1. Walker contends that the verdict was contrary to the evidence, against the weight of the evidence, and contrary to law and principles of justice and equity, asserting that the only evidence against him was circumstantial and corroborated by the impeached testimony of unreliable witnesses. "`However, resolving evidentiary conflicts and inconsistencies, and assessing witness credibility, are the province of the factfinder, not this Court.'"3 Moreover, "[t]his Court does not re-weigh evidence . . . [and] evidence is reviewed in a light most favorable to the verdict, with deference to the jury's assessment of the weight and credibility of the evidence."4

So viewed, the evidence in the guilt/innocence phase showed that on the morning of June 8, 2001, Walker, Shedrick Tate, and Denise Green were sleeping in a room in the Howard Johnson motel in Brunswick when the victim, Janeika Murphy, who was a motel housekeeper and an acquaintance of Walker's, entered the room and took money and a cigar box containing marijuana and cocaine. When Walker awoke and discovered the items were missing, he was furious and sent Green to the front desk to see if anyone had cleaned the room. He then searched the motel and angrily confronted Murphy about being in his room. Walker's girlfriend, Tomeka Perry, who was staying at Walker's home in Brunswick, testified that Walker called her about the missing drugs, saying he was going to find out who had them. Walker came home about 10:00 p.m. accompanied by Tate. After receiving a telephone call, Walker told Perry he knew who had his drugs, and he was going to get them. Then he and Tate took some clothes and left.

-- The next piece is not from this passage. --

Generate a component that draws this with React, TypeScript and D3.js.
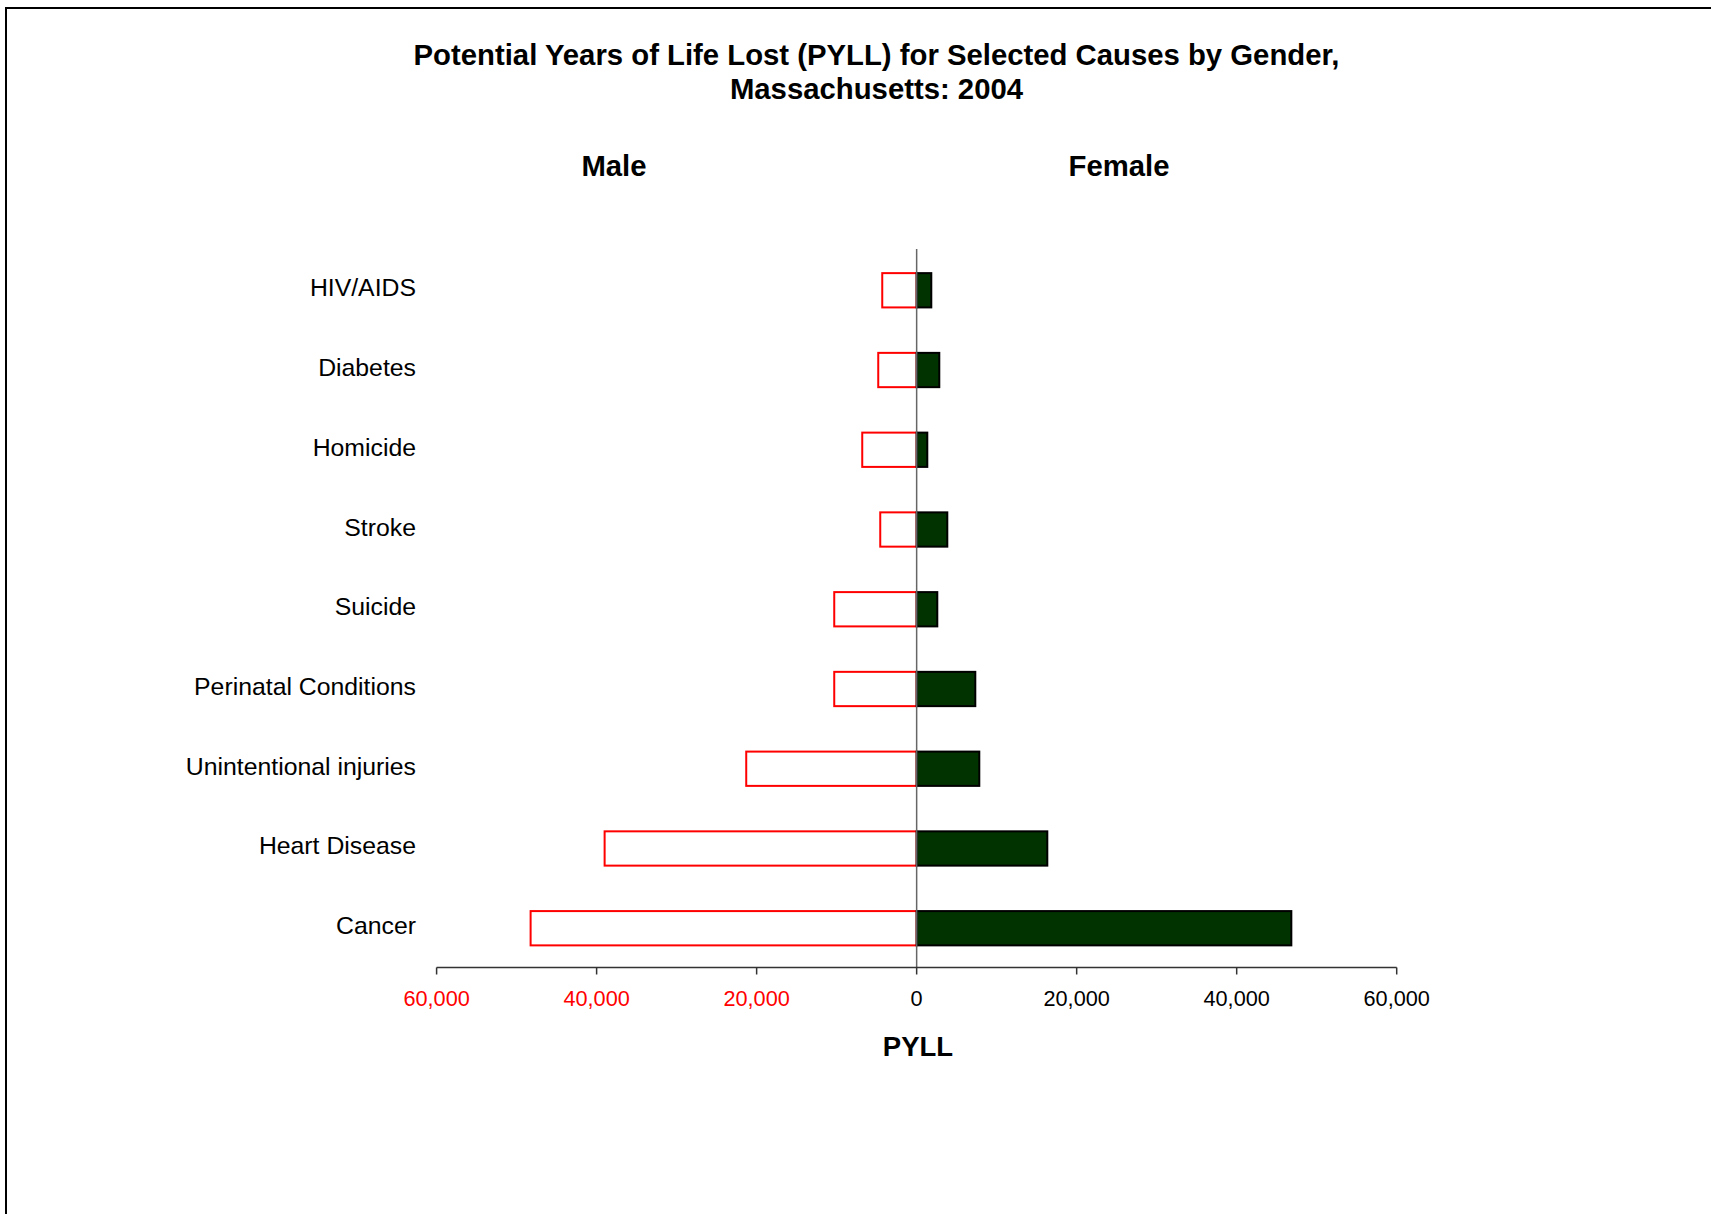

Green, who was from Jacksonville, Florida, and was unfamiliar with Murphy, testified that she drove Walker and Tate to get something to eat that night and that Walker stated that "he had to go check something out." The three drove around awhile, and Walker and Tate left the car at several stops before eventually getting out and walking up the street. About twenty minutes later, Walker called Green, giving her directions to meet them. When Green arrived, Walker directed her into the driveway of a house, where she saw Tate in the yard with a young woman. Tate was holding a handgun, and Walker ordered the woman into the car. After pushing her into the backseat, Walker and Tate sat on either side of her, and Walker directed Green to drive. In the rearview mirror, Green saw something "glossy," like mud, on the woman's forehead, and Green overheard Walker asking the woman how she could do this to him when he had helped her pay bills and buy items for her children. Walker eventually directed Green to stop at a secluded area so he could put the woman "somewhere safe." Walker, Tate, and the woman exited the car, and Green drove around the block. When she returned, Walker and Tate got back into the car, but the woman was no longer with them and Walker had a gun, which he threw from a bridge on their return to Brunswick. Walker then directed Green to drive to a Wal-Mart to buy cleaning supplies. A Wal-Mart receipt for cleaning items purchased at 3:03 a.m. on June 9, 2001, was later found in Walker's room at Howard Johnson's. Green dropped Walker and Tate off at Walker's house, and she went to the carwash to clean blood from the car's backseat, as Walker instructed her to do.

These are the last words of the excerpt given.